Não deu outra. Ao chegar no trabalho, Fernando não acreditou no que viu: o Centro Cultural estava tomado de blusas e calças pretas; coturnos, botas, moicanos; batons e sombras negros. Cabelos enormes e vermelhos, loiras platinadas com roupas rasgadas, cintos e correntes de ferro, além de cigarros e muita bebida, mas do lado de fora, já que o local não permitia. Uma legítima onda pauleira, que assustou até os comerciantes.

Mas ao contrário do que se podia pensar, foram dias tranquilos e sem grandes incidentes. Ao fim da primeira edição, o diretor-geral do espaço chegou a reunir os funcionários para parabenizar a equipe pelo case de sucesso que havia sido o Rock Cordel.
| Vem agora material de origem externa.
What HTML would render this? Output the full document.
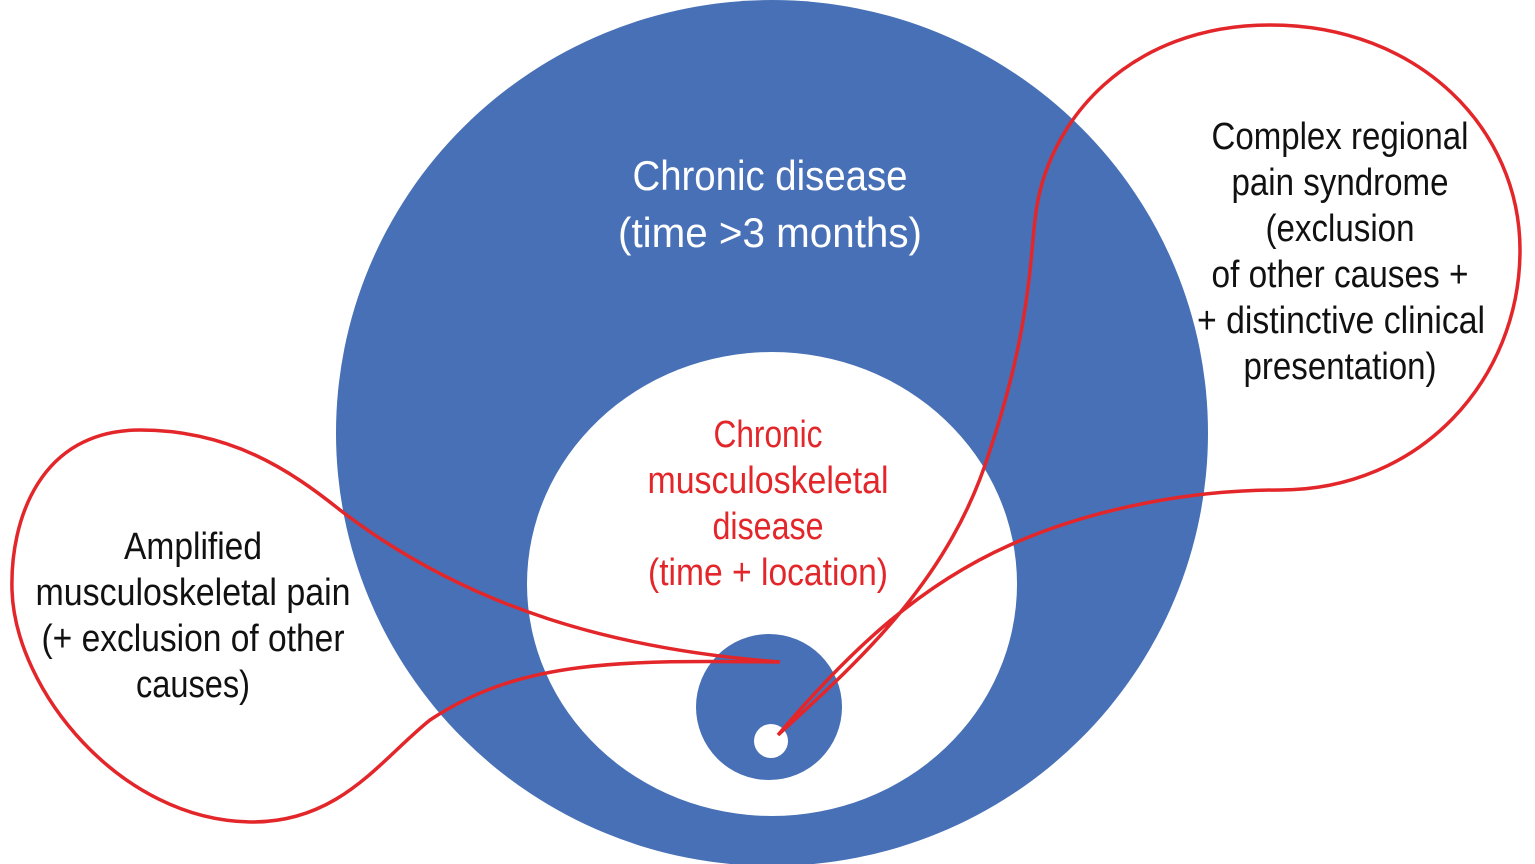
<!DOCTYPE html>
<html><head><meta charset="utf-8"><style>
html,body{margin:0;padding:0;background:#fff;}
svg{display:block}
text{font-family:"Liberation Sans Narrow","Liberation Sans",sans-serif;text-anchor:middle;}
</style></head><body>
<svg width="1535" height="864" viewBox="0 0 1535 864" xmlns="http://www.w3.org/2000/svg">
<ellipse cx="772" cy="433" rx="436" ry="433" fill="#4770b6"/>
<ellipse cx="772" cy="584" rx="245" ry="232" fill="#fff"/>
<circle cx="769" cy="707" r="73" fill="#4770b6"/>
<circle cx="771" cy="741" r="17" fill="#fff"/>
<g fill="none" stroke="#e3262a" stroke-width="3.5">
<path d="M780 662 C620 650 470 610 340 510 C290 470 230 430 140 430 C40 430 10 520 12 590 C15 690 120 820 250 822 C340 823 380 760 430 720 C520 660 620 660 780 662"/>
<path d="M778 735 C860 660 950 580 990 450 C1030 330 1030 260 1035 220 C1045 120 1130 25 1270 25 C1420 25 1520 130 1520 250 C1520 380 1420 490 1280 490 C1200 490 1100 505 1010 545 C920 585 850 650 778 735"/>
</g>
<g font-size="42" fill="#fff" lengthAdjust="spacingAndGlyphs">
<text x="770" y="190" textLength="275" lengthAdjust="spacingAndGlyphs">Chronic disease</text>
<text x="770" y="247" textLength="304" lengthAdjust="spacingAndGlyphs">(time &gt;3 months)</text>
</g>
<g font-size="38" fill="#e3262a">
<text x="768" y="447" textLength="109" lengthAdjust="spacingAndGlyphs">Chronic</text>
<text x="768" y="493" textLength="241" lengthAdjust="spacingAndGlyphs">musculoskeletal</text>
<text x="768" y="539" textLength="111" lengthAdjust="spacingAndGlyphs">disease</text>
<text x="768" y="585" textLength="240" lengthAdjust="spacingAndGlyphs">(time + location)</text>
</g>
<g font-size="38" fill="#111">
<text x="193" y="559" textLength="138" lengthAdjust="spacingAndGlyphs">Amplified</text>
<text x="193" y="605" textLength="315" lengthAdjust="spacingAndGlyphs">musculoskeletal pain</text>
<text x="193" y="651" textLength="303" lengthAdjust="spacingAndGlyphs">(+ exclusion of other</text>
<text x="193" y="697" textLength="114" lengthAdjust="spacingAndGlyphs">causes)</text>
<text x="1340" y="149" textLength="257" lengthAdjust="spacingAndGlyphs">Complex regional</text>
<text x="1340" y="195" textLength="217" lengthAdjust="spacingAndGlyphs">pain syndrome</text>
<text x="1340" y="241" textLength="149" lengthAdjust="spacingAndGlyphs">(exclusion</text>
<text x="1340" y="287" textLength="257" lengthAdjust="spacingAndGlyphs">of other causes +</text>
<text x="1341" y="333" textLength="288" lengthAdjust="spacingAndGlyphs">+ distinctive clinical</text>
<text x="1340" y="379" textLength="193" lengthAdjust="spacingAndGlyphs">presentation)</text>
</g>
</svg>
</body></html>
Quando a tarde cai, a famosa onda negra ainda pode ser vista, todos os anos. No primeiro dia desta edição, na última quarta-feira, não foi diferente. Camila Alves, a moça dos ingressos, tem uma proposta a respeito: "Já disse que devíamos fazer a eleição do garoto e da garota Rock Cordel. Eu tenho a ideia toda na minha cabeça: vai selecionando por dias, só os ´figuras´, aí no final deixa eles votarem! Um sucesso", prevê.

A tarde vai caindo e no palco há mais uma banda alternativa: camisas de lona xadrez e óculos new age na plateia. Lá embaixo, no entanto, umas roupas pretas começam a preencher as cadeiras. Deve rolar metal dali há alguns instantes. Do lado de fora, o carro popular está estacionado na vaga de táxi. É só o tempo de, mais uma vez, os componentes da "Remains" conseguirem jogar tetris com cases, fios, pedaleiras e os pedaços da bateria. No hall, uma garotinha de meses, trajando um vestidinho amarelo, cruza, aos passinhos, as exposições do BNB.

E por mais que se divertisse, voltava para o pai, interessada em catar com os dedos minúsculos as grossas cordas do contrabaixo, encostado na parede. O futuro da música, quem vai ninguém saber? Mas a imagem do baixista com o instrumento em uma das mãos e a filhinha na outra, traz esperanças. Faz pensar que, talvez, no XX Rock Cordel...

Mais Informações
VI Rock Cordel. Até 28/01, no CCBNB-Fortaleza (R. Floriano Peixoto, 941) e no Centro Dragão do Mar. Grátis. Oficinas de guitarra com Pilho e Paulo Boizer (Guitartrix), de hoje a 20/01.